▶ **DATA SHOWN**
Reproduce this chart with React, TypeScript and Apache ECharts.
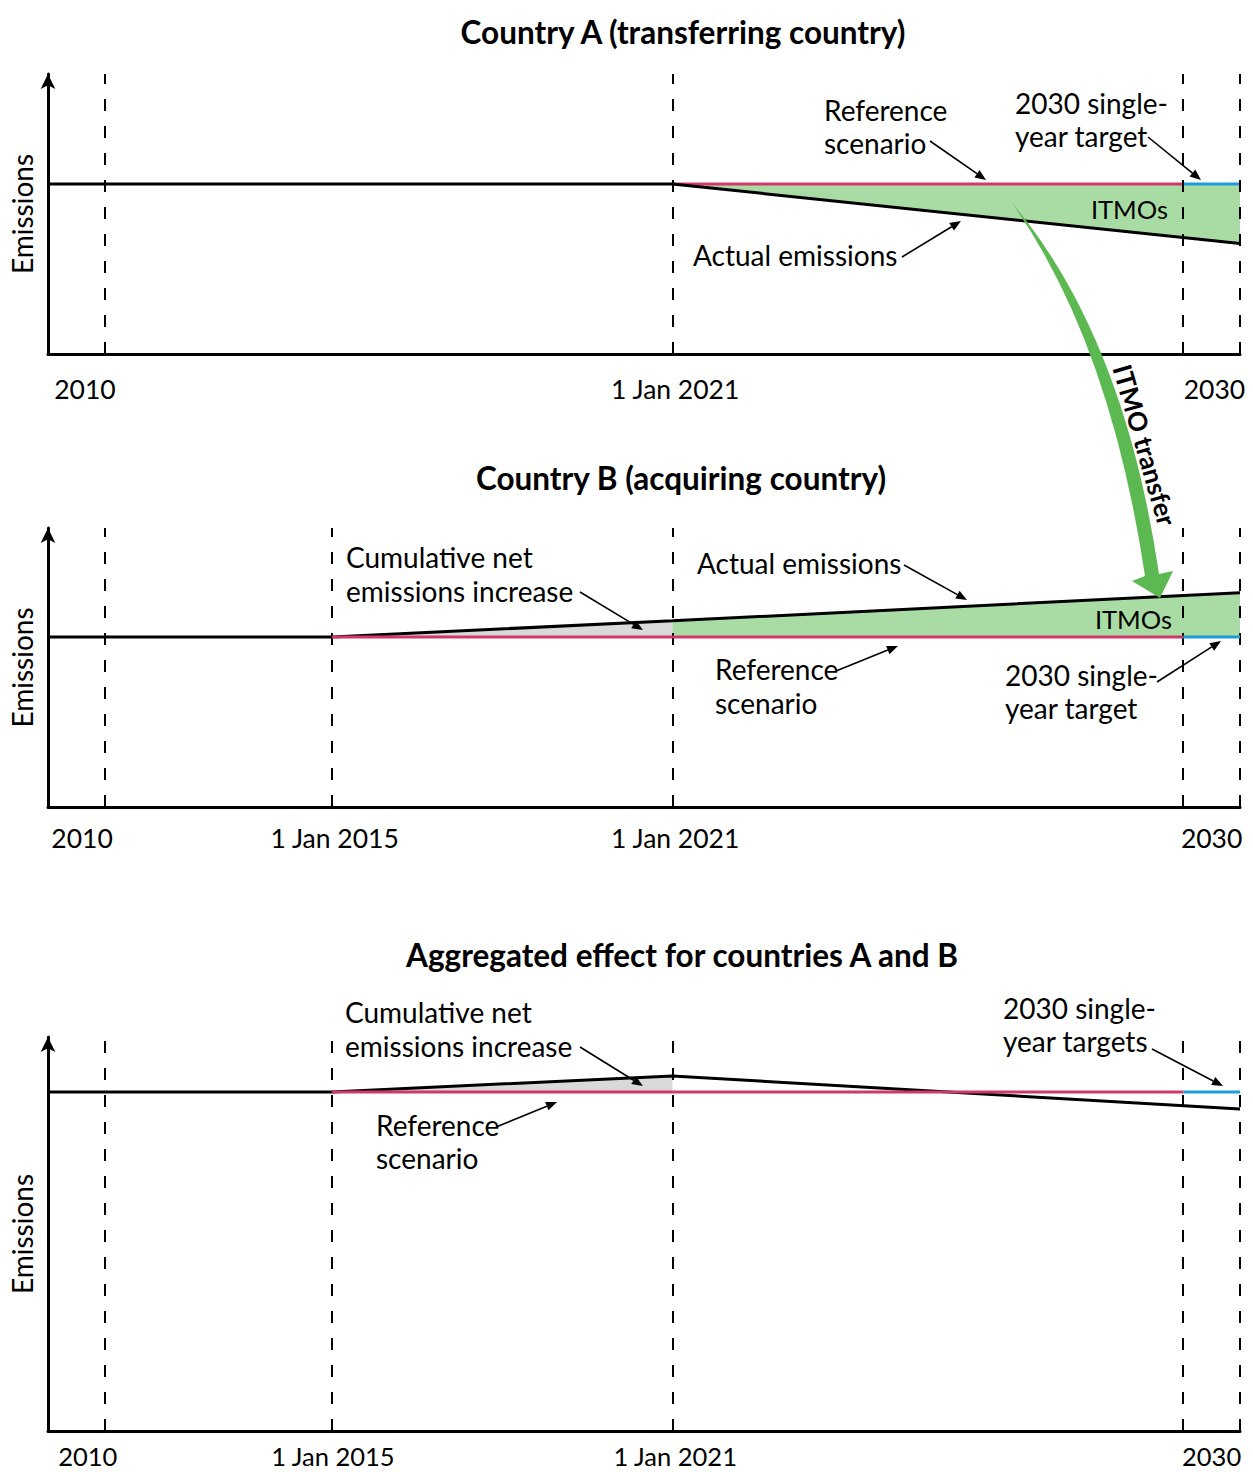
import React, { useEffect, useRef } from "react";
import * as echarts from "echarts";

// ---- x positions (diagram time units; not to scale) ----
const X_MIN = 0;
const X_MAX = 21;

// dashed vertical markers per panel
const markersA = [1, 11, 20, 21];
const markersB = [1, 5, 11, 20, 21];
const markersC = [1, 5, 11, 20, 21];

// tick labels per panel
const tickPosA = [0.65, 11.05, 20.55];
const tickLabelsA = ["2010", "1 Jan 2021", "2030"];
const tickPosB = [0.6, 5.05, 11.05, 20.5];
const tickLabelsB = ["2010", "1 Jan 2015", "1 Jan 2021", "2030"];
const tickPosC = [0.7, 5.02, 11.05, 20.5];
const tickLabelsC = ["2010", "1 Jan 2015", "1 Jan 2021", "2030"];

// ---- Panel A: transferring country ----
const actualAx = [0, 11, 21];
const actualAy = [100, 100, 65];
const refAx = [11, 20];
const refAy = [100, 100];
const targetAx = [20, 21];
const targetAy = [100, 100];
const itmoAx = [11, 21];
const itmoAy = [100, 65];

// ---- Panel B: acquiring country ----
const actualBx = [0, 5, 11, 21];
const actualBy = [100, 100, 109.5, 126];
const refBx = [5, 20];
const refBy = [100, 100];
const targetBx = [20, 21];
const targetBy = [100, 100];
const cumBx = [5, 11];
const cumBy = [100, 109.5];
const itmoBx = [11, 21];
const itmoBy = [109.5, 126];

// ---- Panel C: aggregated ----
const actualCx = [0, 5, 11, 21];
const actualCy = [100, 100, 109.5, 90];
const refCx = [5, 20];
const refCy = [100, 100];
const targetCx = [20, 21];
const targetCy = [100, 100];
const cumCx = [5, 11];
const cumCy = [100, 109.5];

const REF_LEVEL = 100;

const FONT = "Lato";
const BLACK = "#000000";
const CRIMSON = "#d0386b";
const BLUE = "#1e9cd8";
const GREEN_FILL = "#a9dba4";
const GREY_FILL = "#d9d9d9";
const GREEN_ARROW = "#5cb951";

const ARROW_PATH =
  "M1012,203 Q1124,336 1159,574 L1173,571 L1160,598 L1132,581 L1145,576 Q1110,342 1012,203 Z";

echarts.graphic.registerShape(
  "itmoArrow",
  echarts.graphic.extendPath(ARROW_PATH, {}) as any
);

const zip = (xs: number[], ys: number[]) => xs.map((x, i) => [x, ys[i]]);

function lineSeries(idx: number, xs: number[], ys: number[], color: string, z: number) {
  return {
    type: "line",
    xAxisIndex: idx,
    yAxisIndex: idx,
    data: zip(xs, ys),
    showSymbol: false,
    symbol: "none",
    lineStyle: { color, width: 3 },
    z,
    silent: true,
  };
}

function areaSeries(idx: number, xs: number[], ys: number[], color: string) {
  return {
    type: "line",
    xAxisIndex: idx,
    yAxisIndex: idx,
    data: zip(xs, ys),
    showSymbol: false,
    symbol: "none",
    lineStyle: { width: 0, color },
    areaStyle: { color, opacity: 1, origin: REF_LEVEL },
    z: 1,
    silent: true,
  };
}

function markerSeries(idx: number, xs: number[]) {
  return {
    type: "line",
    xAxisIndex: idx,
    yAxisIndex: idx,
    data: [],
    z: 6,
    silent: true,
    markLine: {
      silent: true,
      symbol: ["none", "none"],
      label: { show: false },
      lineStyle: { color: BLACK, type: [12, 15], width: 2 },
      data: xs.map((x) => ({ xAxis: x })),
      animation: false,
    },
  };
}

function xAxisOf(idx: number, pos: number[], labels: string[], margin: number, size: number) {
  return {
    type: "value",
    gridIndex: idx,
    min: X_MIN,
    max: X_MAX,
    axisLine: { show: true, onZero: false, lineStyle: { color: BLACK, width: 3 } },
    axisTick: { show: false },
    splitLine: { show: false },
    axisLabel: {
      show: true,
      customValues: pos,
      margin,
      color: BLACK,
      fontFamily: FONT,
      fontSize: size,
      lineHeight: size,
      formatter: (v: number) => {
        const i = pos.indexOf(v);
        return i >= 0 ? labels[i] : "";
      },
    },
  };
}

function yAxisOf(idx: number, min: number, max: number) {
  return {
    type: "value",
    gridIndex: idx,
    min,
    max,
    name: "Emissions",
    nameLocation: "middle",
    nameGap: 12,
    nameTextStyle: { color: BLACK, fontFamily: FONT, fontSize: 28 },
    axisLine: {
      show: true,
      onZero: false,
      symbol: ["none", "arrow"],
      symbolSize: [11, 15],
      lineStyle: { color: BLACK, width: 3 },
    },
    axisTick: { show: false },
    axisLabel: { show: false },
    splitLine: { show: false },
  };
}

function txt(x: number, y: number, s: string, opts: any = {}) {
  return {
    type: "text",
    x,
    y,
    z: 20,
    silent: true,
    rotation: opts.rotation || 0,
    style: {
      text: s,
      fill: BLACK,
      fontFamily: FONT,
      fontSize: opts.size || 28,
      fontWeight: opts.weight || "normal",
      textAlign: opts.align || "left",
      textVerticalAlign: "middle",
    },
  };
}

function arrow(x1: number, y1: number, x2: number, y2: number) {
  const a = Math.atan2(y2 - y1, x2 - x1);
  const L = 11;
  const W = 4.5;
  const bx = x2 - L * Math.cos(a);
  const by = y2 - L * Math.sin(a);
  const px = -Math.sin(a) * W;
  const py = Math.cos(a) * W;
  return [
    {
      type: "line",
      z: 20,
      silent: true,
      shape: { x1, y1, x2: bx, y2: by },
      style: { stroke: BLACK, lineWidth: 1.6 },
    },
    {
      type: "polygon",
      z: 20,
      silent: true,
      shape: { points: [[x2, y2], [bx + px, by + py], [bx - px, by - py]] },
      style: { fill: BLACK },
    },
  ];
}

// annotation arrows (pixel layout)
const annotationArrows: number[][] = [
  [930, 141, 986, 180],
  [1148, 137, 1201, 180],
  [902, 257, 961, 221],
  [580, 592, 643, 630],
  [904, 565, 967, 600],
  [836, 671, 898, 646],
  [1157, 682, 1221, 641],
  [580, 1047, 643, 1086],
  [496, 1127, 557, 1102],
  [1152, 1049, 1223, 1086],
];

export default function App() {
  const ref = useRef<HTMLDivElement>(null);
  useEffect(() => {
    document.body.style.margin = "0";
    if (!ref.current) return;
    const chart = echarts.init(ref.current, undefined, { renderer: "svg" });

    const graphic: any[] = [
      txt(683, 32, "Country A (transferring country)", { size: 31.5, weight: "bold", align: "center" }),
      txt(681, 478, "Country B (acquiring country)", { size: 31.5, weight: "bold", align: "center" }),
      txt(682, 955, "Aggregated effect for countries A and B", { size: 31.5, weight: "bold", align: "center" }),
      // Panel A
      txt(824, 110, "Reference"),
      txt(824, 143, "scenario"),
      txt(1015, 103, "2030 single-"),
      txt(1015, 136, "year target"),
      txt(1168, 209, "ITMOs", { align: "right", size: 25.5 }),
      txt(693, 255, "Actual emissions"),
      // Panel B
      txt(346, 557, "Cumulative net"),
      txt(346, 591, "emissions increase"),
      txt(697, 563, "Actual emissions"),
      txt(1172, 619, "ITMOs", { align: "right", size: 25.5 }),
      txt(715, 669, "Reference"),
      txt(715, 703, "scenario"),
      txt(1005, 675, "2030 single-"),
      txt(1005, 708, "year target"),
      // Panel C
      txt(345, 1012, "Cumulative net"),
      txt(345, 1046, "emissions increase"),
      txt(376, 1125, "Reference"),
      txt(376, 1158, "scenario"),
      txt(1003, 1008, "2030 single-"),
      txt(1003, 1041, "year targets"),
      // big transfer arrow
      {
        type: "itmoArrow",
        x: 0,
        y: 0,
        z: 15,
        silent: true,
        style: { fill: GREEN_ARROW, stroke: "none" },
      },
      txt(1145, 445, "ITMO transfer", { size: 26, weight: "bold", align: "center", rotation: -1.29 }),
    ];
    annotationArrows.forEach((a) => graphic.push(...arrow(a[0], a[1], a[2], a[3])));

    chart.setOption({
      animation: false,
      backgroundColor: "#ffffff",
      textStyle: { fontFamily: FONT },
      grid: [
        { left: 48, right: 13, top: 74, height: 280 },
        { left: 48, right: 13, top: 528, height: 279 },
        { left: 48, right: 13, top: 1037, height: 394 },
      ],
      xAxis: [
        xAxisOf(0, tickPosA, tickLabelsA, 22, 26.5),
        xAxisOf(1, tickPosB, tickLabelsB, 18, 26.5),
        xAxisOf(2, tickPosC, tickLabelsC, 12, 25.5),
      ],
      yAxis: [yAxisOf(0, 0, 164.7), yAxisOf(1, 0, 164.1), yAxisOf(2, -99.4, 132.4)],
      series: [
        // Panel A
        areaSeries(0, itmoAx, itmoAy, GREEN_FILL),
        lineSeries(0, refAx, refAy, CRIMSON, 3),
        lineSeries(0, targetAx, targetAy, BLUE, 3),
        lineSeries(0, actualAx, actualAy, BLACK, 4),
        markerSeries(0, markersA),
        // Panel B
        areaSeries(1, cumBx, cumBy, GREY_FILL),
        areaSeries(1, itmoBx, itmoBy, GREEN_FILL),
        lineSeries(1, actualBx, actualBy, BLACK, 4),
        lineSeries(1, refBx, refBy, CRIMSON, 5),
        lineSeries(1, targetBx, targetBy, BLUE, 5),
        markerSeries(1, markersB),
        // Panel C
        areaSeries(2, cumCx, cumCy, GREY_FILL),
        lineSeries(2, actualCx, actualCy, BLACK, 4),
        lineSeries(2, refCx, refCy, CRIMSON, 5),
        lineSeries(2, targetCx, targetCy, BLUE, 5),
        markerSeries(2, markersC),
      ],
      graphic,
    });
    return () => chart.dispose();
  }, []);
  return <div ref={ref} style={{ width: 1253, height: 1472 }} />;
}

▶ **YOUR GOAL**
Pictures are excluded; extract exactly the lines from the start of the data through the line that holds "Q1124,336 1159,574 L1173,571", both ends included.

▶ **FINAL ANSWER**
Reproduce this chart with React, TypeScript and Apache ECharts.
import React, { useEffect, useRef } from "react";
import * as echarts from "echarts";

// ---- x positions (diagram time units; not to scale) ----
const X_MIN = 0;
const X_MAX = 21;

// dashed vertical markers per panel
const markersA = [1, 11, 20, 21];
const markersB = [1, 5, 11, 20, 21];
const markersC = [1, 5, 11, 20, 21];

// tick labels per panel
const tickPosA = [0.65, 11.05, 20.55];
const tickLabelsA = ["2010", "1 Jan 2021", "2030"];
const tickPosB = [0.6, 5.05, 11.05, 20.5];
const tickLabelsB = ["2010", "1 Jan 2015", "1 Jan 2021", "2030"];
const tickPosC = [0.7, 5.02, 11.05, 20.5];
const tickLabelsC = ["2010", "1 Jan 2015", "1 Jan 2021", "2030"];

// ---- Panel A: transferring country ----
const actualAx = [0, 11, 21];
const actualAy = [100, 100, 65];
const refAx = [11, 20];
const refAy = [100, 100];
const targetAx = [20, 21];
const targetAy = [100, 100];
const itmoAx = [11, 21];
const itmoAy = [100, 65];

// ---- Panel B: acquiring country ----
const actualBx = [0, 5, 11, 21];
const actualBy = [100, 100, 109.5, 126];
const refBx = [5, 20];
const refBy = [100, 100];
const targetBx = [20, 21];
const targetBy = [100, 100];
const cumBx = [5, 11];
const cumBy = [100, 109.5];
const itmoBx = [11, 21];
const itmoBy = [109.5, 126];

// ---- Panel C: aggregated ----
const actualCx = [0, 5, 11, 21];
const actualCy = [100, 100, 109.5, 90];
const refCx = [5, 20];
const refCy = [100, 100];
const targetCx = [20, 21];
const targetCy = [100, 100];
const cumCx = [5, 11];
const cumCy = [100, 109.5];

const REF_LEVEL = 100;

const FONT = "Lato";
const BLACK = "#000000";
const CRIMSON = "#d0386b";
const BLUE = "#1e9cd8";
const GREEN_FILL = "#a9dba4";
const GREY_FILL = "#d9d9d9";
const GREEN_ARROW = "#5cb951";

const ARROW_PATH =
  "M1012,203 Q1124,336 1159,574 L1173,571 L1160,598 L1132,581 L1145,576 Q1110,342 1012,203 Z";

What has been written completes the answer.